We already do this for 16/32/64 as well as 8-bit add with register/immediate. Might as well do it for 8-bit INC/DEC too.
Details
Diff Detail
- Repository
- rL LLVM
Event Timeline
Are we going to end up with issues with cpus with slow/fast increment vs slow/fast lea?
INC is probably never faster than add. Just smaller. And we already convert adds to lea. And we already do this for other sizes of INC. So it shouldn’t create a new issue from that perspective.
Side note/follow-up from D58412 - in a local experiment, I removed 'FeatureSlowIncDec' from the default/generic x86-64 CPU model, and saw no regression test diffs. So I assume we're already converting to LEA in most cases already. As seen in some of the diffs here, that's probably for the best since it allows getting rid of an explicit mov register instruction?

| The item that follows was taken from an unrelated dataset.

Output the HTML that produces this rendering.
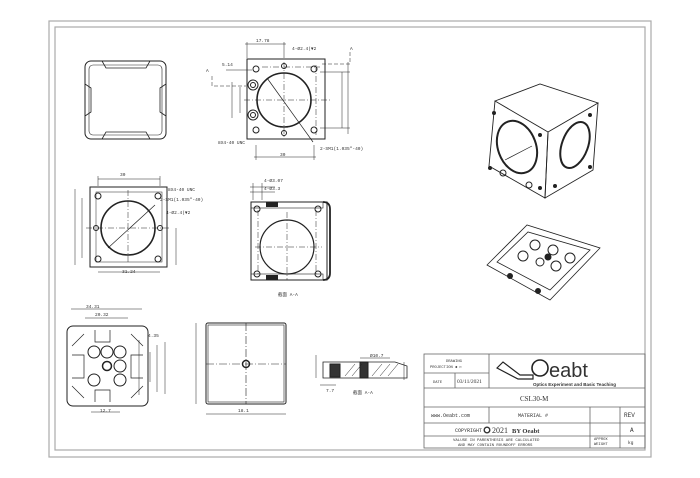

There aren’t many tests that use x86-64 as a cpu are there? It’s not the default cpu in llc for 64-bit. Just in clang
Oh, I misunderstood how that gets set then. No, there aren't many tests that are explicitly setting -mcpu=generic. A grep shows 169 RUN lines with that string. So that seems weird...shouldn't we be testing the common case by default?

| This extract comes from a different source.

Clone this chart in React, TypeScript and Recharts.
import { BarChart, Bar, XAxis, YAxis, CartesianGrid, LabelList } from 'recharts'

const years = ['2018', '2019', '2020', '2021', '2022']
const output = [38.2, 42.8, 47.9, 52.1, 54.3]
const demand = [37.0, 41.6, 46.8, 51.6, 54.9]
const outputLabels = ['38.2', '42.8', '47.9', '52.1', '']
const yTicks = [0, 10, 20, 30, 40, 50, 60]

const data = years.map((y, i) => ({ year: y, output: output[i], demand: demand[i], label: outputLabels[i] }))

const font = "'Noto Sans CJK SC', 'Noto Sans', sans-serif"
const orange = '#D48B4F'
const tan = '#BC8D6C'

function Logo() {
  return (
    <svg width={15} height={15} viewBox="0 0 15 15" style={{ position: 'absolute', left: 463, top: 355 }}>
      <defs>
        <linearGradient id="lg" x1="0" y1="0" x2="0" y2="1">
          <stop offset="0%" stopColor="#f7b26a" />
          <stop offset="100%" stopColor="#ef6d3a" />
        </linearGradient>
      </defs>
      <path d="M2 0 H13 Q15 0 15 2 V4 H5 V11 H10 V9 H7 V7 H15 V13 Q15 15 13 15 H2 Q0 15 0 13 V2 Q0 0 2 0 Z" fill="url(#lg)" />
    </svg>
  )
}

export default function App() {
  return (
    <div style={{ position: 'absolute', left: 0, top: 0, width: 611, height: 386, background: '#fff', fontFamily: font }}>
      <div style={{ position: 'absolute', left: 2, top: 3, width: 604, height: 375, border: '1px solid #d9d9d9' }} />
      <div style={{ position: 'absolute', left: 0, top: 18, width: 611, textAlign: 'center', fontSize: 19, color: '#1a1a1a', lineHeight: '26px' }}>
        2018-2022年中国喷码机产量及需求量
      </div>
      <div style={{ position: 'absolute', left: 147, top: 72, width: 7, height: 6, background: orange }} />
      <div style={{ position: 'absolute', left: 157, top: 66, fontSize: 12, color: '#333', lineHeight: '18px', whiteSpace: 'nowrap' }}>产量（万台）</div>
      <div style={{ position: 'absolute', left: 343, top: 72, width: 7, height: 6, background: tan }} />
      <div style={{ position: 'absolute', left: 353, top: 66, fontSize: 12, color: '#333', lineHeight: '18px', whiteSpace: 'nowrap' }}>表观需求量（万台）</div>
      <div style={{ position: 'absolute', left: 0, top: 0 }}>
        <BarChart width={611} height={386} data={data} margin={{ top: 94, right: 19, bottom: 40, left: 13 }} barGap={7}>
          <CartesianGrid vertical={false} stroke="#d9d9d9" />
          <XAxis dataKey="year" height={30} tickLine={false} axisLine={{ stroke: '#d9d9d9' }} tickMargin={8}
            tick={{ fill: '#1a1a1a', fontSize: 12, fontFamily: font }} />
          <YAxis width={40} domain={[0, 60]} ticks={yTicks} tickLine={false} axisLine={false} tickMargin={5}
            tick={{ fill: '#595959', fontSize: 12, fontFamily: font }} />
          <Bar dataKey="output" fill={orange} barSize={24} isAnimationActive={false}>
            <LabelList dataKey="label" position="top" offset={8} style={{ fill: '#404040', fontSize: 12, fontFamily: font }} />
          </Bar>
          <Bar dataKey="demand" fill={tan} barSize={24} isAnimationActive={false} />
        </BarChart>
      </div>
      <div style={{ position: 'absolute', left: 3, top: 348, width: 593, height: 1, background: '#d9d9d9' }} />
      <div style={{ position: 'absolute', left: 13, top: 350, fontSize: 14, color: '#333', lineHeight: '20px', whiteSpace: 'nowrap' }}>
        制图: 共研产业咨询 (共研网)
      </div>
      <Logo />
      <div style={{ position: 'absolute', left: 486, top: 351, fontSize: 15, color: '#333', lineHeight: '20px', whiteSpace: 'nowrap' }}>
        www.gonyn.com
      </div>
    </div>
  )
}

llc always uses "generic" as the cpu by default. With some special code to force "sse2" on 64-bit. Clang makes a platform specific decision. "pentium4" and "x86-64" are the 32-bit and 64-bit defaults for linux. Macs default to "yonah" and "core2" for 32-bit and 64-bit respectively. Less sure about other platforms. These are intended to enable mininum ISAs, but are also affecting our tuning decisions.
We should maybe look into making more tuning cpus for clang to use. Or we should support -mtune. So we can have separate default ISAs and tuning flags.
LGTM - the generic CPU concern is independent of this change, and as noted this is just making the logic more uniform. If there's some case where 'inc' is better, that should likely apply to all legal scalar types.